[Begin Supplied entries]

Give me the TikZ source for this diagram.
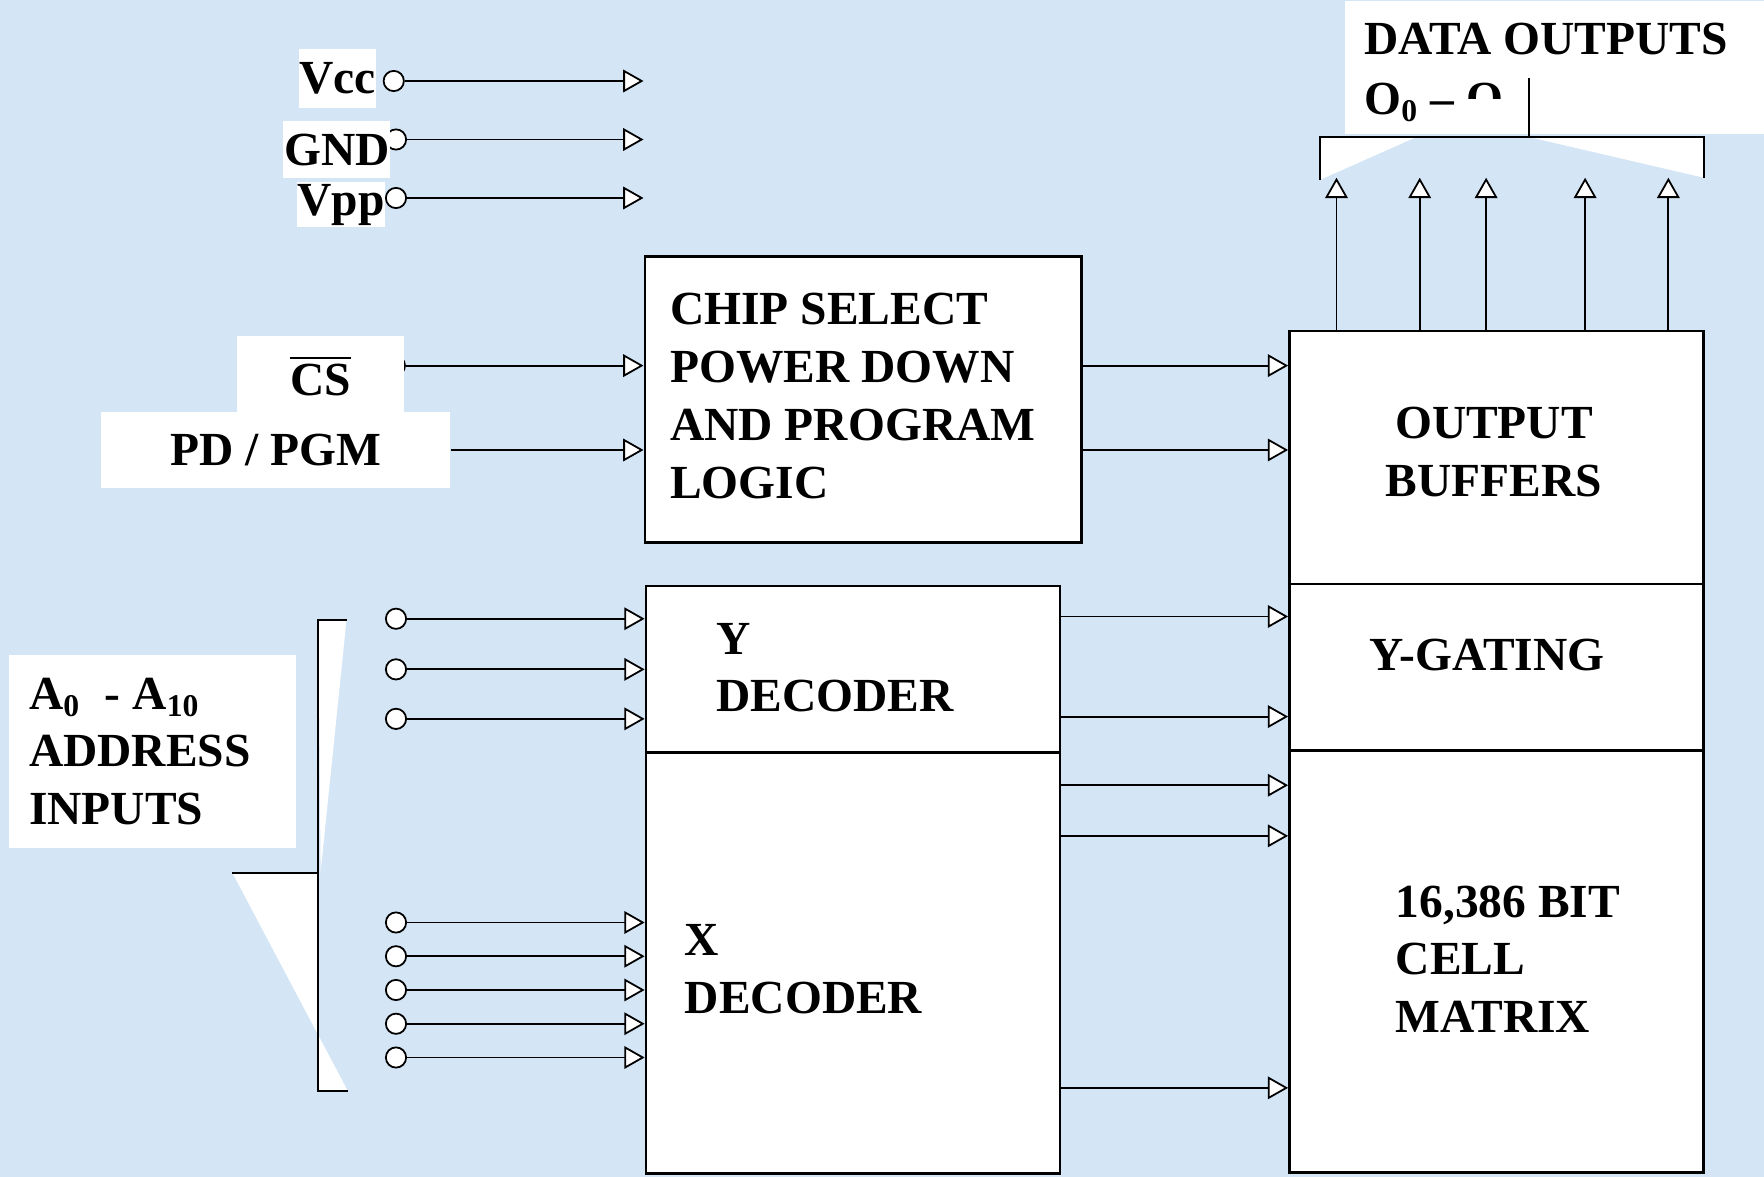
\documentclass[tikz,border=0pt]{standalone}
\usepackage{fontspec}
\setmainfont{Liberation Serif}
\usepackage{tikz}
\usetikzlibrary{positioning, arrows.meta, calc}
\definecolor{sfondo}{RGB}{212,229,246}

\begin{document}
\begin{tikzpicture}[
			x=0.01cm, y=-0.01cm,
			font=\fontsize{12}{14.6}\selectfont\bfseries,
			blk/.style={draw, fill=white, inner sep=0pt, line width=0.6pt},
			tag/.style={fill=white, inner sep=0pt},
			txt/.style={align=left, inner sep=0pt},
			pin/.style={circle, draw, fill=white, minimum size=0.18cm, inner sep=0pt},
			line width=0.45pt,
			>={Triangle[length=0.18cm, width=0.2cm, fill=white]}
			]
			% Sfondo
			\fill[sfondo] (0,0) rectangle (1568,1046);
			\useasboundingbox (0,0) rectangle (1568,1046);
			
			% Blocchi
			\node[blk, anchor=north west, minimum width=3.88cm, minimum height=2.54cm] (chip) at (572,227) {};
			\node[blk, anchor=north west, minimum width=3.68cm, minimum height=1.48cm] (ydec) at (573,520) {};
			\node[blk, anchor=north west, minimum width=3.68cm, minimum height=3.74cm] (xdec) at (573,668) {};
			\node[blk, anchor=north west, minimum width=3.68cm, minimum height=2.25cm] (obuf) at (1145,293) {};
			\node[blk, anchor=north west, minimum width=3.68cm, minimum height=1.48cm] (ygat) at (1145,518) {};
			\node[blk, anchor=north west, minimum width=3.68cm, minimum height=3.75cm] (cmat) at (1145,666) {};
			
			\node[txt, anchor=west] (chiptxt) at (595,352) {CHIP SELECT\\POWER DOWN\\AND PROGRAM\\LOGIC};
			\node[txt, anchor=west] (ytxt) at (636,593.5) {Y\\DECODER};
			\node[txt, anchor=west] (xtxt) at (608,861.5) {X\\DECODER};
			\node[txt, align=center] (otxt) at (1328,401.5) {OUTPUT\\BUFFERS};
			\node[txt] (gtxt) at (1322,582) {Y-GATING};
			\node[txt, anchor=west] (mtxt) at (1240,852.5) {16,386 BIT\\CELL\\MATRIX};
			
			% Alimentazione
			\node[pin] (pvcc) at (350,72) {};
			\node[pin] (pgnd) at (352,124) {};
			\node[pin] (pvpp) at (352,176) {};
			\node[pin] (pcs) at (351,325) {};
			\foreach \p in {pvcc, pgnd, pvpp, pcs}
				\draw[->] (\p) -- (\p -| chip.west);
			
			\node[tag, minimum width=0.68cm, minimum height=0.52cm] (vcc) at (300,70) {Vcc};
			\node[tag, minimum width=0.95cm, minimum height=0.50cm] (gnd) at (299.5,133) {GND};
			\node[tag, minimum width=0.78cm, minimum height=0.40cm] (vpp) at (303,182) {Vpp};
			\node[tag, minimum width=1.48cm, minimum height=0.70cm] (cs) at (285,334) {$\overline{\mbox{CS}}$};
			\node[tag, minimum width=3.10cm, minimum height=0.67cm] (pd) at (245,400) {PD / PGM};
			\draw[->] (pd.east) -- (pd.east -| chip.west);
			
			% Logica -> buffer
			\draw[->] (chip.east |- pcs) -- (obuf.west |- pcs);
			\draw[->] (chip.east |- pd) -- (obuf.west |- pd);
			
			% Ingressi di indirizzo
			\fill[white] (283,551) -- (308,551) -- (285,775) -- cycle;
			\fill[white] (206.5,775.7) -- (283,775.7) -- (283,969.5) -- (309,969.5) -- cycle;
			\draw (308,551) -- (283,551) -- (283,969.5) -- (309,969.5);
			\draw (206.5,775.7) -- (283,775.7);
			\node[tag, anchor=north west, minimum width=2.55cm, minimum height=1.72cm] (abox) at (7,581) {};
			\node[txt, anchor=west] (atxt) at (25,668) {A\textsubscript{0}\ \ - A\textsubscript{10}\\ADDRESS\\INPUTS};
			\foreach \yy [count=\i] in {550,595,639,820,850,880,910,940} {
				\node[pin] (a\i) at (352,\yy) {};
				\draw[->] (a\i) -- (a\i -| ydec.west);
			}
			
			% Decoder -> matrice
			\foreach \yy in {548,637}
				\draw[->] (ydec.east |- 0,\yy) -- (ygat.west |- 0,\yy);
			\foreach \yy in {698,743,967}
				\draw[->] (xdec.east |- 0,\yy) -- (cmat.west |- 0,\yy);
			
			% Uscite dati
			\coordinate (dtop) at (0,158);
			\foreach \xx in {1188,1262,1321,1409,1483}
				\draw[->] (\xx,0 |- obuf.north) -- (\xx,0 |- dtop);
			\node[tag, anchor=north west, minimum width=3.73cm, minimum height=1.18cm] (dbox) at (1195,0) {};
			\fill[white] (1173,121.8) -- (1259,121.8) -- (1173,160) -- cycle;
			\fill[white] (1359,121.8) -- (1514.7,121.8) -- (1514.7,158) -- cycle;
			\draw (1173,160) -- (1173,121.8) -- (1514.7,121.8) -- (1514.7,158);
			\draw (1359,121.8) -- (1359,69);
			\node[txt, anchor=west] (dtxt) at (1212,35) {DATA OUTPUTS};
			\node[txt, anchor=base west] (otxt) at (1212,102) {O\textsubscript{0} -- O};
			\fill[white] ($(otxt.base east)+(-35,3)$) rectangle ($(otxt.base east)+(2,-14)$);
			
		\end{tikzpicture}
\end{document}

[End Supplied entries]
[Begin Supplied entries]

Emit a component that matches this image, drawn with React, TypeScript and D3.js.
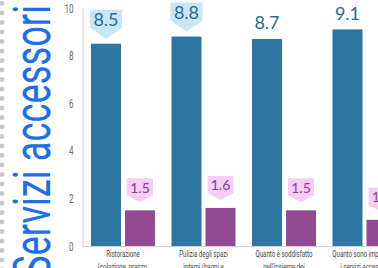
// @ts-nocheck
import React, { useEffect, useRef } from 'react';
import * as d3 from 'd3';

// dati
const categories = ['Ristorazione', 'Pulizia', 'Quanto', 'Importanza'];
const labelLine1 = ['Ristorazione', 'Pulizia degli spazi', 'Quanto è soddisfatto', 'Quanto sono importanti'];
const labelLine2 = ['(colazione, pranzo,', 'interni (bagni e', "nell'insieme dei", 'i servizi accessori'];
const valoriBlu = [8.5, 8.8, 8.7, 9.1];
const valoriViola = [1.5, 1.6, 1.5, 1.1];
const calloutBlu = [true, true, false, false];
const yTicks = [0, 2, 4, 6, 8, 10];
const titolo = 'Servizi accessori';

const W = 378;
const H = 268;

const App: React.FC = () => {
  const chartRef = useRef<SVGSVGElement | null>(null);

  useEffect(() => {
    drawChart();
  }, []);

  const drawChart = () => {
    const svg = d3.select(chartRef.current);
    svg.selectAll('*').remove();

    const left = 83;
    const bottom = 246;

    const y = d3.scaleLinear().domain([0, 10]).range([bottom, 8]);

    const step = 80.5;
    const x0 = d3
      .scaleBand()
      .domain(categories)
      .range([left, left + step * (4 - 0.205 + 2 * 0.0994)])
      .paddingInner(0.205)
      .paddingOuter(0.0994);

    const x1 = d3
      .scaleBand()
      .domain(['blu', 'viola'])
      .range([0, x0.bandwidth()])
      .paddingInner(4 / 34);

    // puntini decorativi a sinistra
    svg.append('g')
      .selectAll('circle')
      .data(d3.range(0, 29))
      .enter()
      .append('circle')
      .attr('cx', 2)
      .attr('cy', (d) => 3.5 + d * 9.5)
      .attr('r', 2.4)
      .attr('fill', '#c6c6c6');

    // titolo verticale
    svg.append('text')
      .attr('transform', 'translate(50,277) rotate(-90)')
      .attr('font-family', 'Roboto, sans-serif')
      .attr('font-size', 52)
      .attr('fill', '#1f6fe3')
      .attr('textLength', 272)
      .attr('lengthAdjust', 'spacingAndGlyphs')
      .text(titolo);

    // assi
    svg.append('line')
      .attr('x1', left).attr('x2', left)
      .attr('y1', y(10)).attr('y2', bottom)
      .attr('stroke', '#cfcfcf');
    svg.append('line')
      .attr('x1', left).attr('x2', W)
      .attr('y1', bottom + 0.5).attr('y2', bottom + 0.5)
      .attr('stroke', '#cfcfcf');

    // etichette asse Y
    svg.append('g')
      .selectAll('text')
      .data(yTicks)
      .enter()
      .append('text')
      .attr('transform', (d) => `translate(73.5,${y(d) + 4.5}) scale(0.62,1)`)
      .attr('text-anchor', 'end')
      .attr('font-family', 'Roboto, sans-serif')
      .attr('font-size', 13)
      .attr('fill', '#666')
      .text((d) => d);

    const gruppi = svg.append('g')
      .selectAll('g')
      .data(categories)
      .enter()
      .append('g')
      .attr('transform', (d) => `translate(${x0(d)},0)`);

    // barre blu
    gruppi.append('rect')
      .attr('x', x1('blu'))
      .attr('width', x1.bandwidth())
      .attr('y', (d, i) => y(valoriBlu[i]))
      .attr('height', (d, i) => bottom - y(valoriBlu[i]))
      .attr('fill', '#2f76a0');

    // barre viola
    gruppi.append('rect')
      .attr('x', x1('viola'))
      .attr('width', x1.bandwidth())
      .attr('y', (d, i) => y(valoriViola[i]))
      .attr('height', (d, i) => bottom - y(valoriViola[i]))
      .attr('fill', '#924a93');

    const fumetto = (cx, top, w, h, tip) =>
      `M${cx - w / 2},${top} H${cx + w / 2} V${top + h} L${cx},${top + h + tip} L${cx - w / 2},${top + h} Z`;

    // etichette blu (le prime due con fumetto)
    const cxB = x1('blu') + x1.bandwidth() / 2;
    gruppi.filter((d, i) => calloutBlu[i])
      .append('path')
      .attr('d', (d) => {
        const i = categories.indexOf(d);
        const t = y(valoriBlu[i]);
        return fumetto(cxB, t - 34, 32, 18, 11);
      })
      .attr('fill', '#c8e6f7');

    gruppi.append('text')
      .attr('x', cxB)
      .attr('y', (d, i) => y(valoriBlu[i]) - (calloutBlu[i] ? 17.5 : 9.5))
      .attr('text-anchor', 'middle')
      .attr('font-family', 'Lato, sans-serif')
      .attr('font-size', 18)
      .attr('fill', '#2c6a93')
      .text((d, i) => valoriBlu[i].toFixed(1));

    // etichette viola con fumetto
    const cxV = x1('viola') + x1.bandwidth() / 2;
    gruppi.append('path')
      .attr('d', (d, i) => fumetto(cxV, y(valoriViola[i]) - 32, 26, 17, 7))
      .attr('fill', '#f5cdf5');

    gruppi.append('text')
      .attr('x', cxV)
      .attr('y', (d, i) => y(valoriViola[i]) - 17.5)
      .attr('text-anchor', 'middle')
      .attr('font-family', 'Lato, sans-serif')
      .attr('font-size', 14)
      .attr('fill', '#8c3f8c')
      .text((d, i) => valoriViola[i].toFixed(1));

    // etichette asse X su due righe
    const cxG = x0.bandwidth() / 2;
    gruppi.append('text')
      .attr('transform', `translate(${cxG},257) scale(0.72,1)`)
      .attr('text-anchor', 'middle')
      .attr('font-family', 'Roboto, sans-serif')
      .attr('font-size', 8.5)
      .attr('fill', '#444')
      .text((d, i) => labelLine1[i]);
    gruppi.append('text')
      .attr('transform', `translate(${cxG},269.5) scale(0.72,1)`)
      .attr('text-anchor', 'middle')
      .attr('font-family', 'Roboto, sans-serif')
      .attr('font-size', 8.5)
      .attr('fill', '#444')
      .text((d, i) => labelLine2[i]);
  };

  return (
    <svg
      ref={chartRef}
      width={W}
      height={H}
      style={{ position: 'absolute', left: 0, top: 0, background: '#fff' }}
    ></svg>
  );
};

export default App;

[End Supplied entries]

**Problem description:** Pull out only the lines from the one with "Emit a component" up to and including the one with "const H = 268;", and drop any pictures along the way.

**Completed exercise:**
Emit a component that matches this image, drawn with React, TypeScript and D3.js.
// @ts-nocheck
import React, { useEffect, useRef } from 'react';
import * as d3 from 'd3';

// dati
const categories = ['Ristorazione', 'Pulizia', 'Quanto', 'Importanza'];
const labelLine1 = ['Ristorazione', 'Pulizia degli spazi', 'Quanto è soddisfatto', 'Quanto sono importanti'];
const labelLine2 = ['(colazione, pranzo,', 'interni (bagni e', "nell'insieme dei", 'i servizi accessori'];
const valoriBlu = [8.5, 8.8, 8.7, 9.1];
const valoriViola = [1.5, 1.6, 1.5, 1.1];
const calloutBlu = [true, true, false, false];
const yTicks = [0, 2, 4, 6, 8, 10];
const titolo = 'Servizi accessori';

const W = 378;
const H = 268;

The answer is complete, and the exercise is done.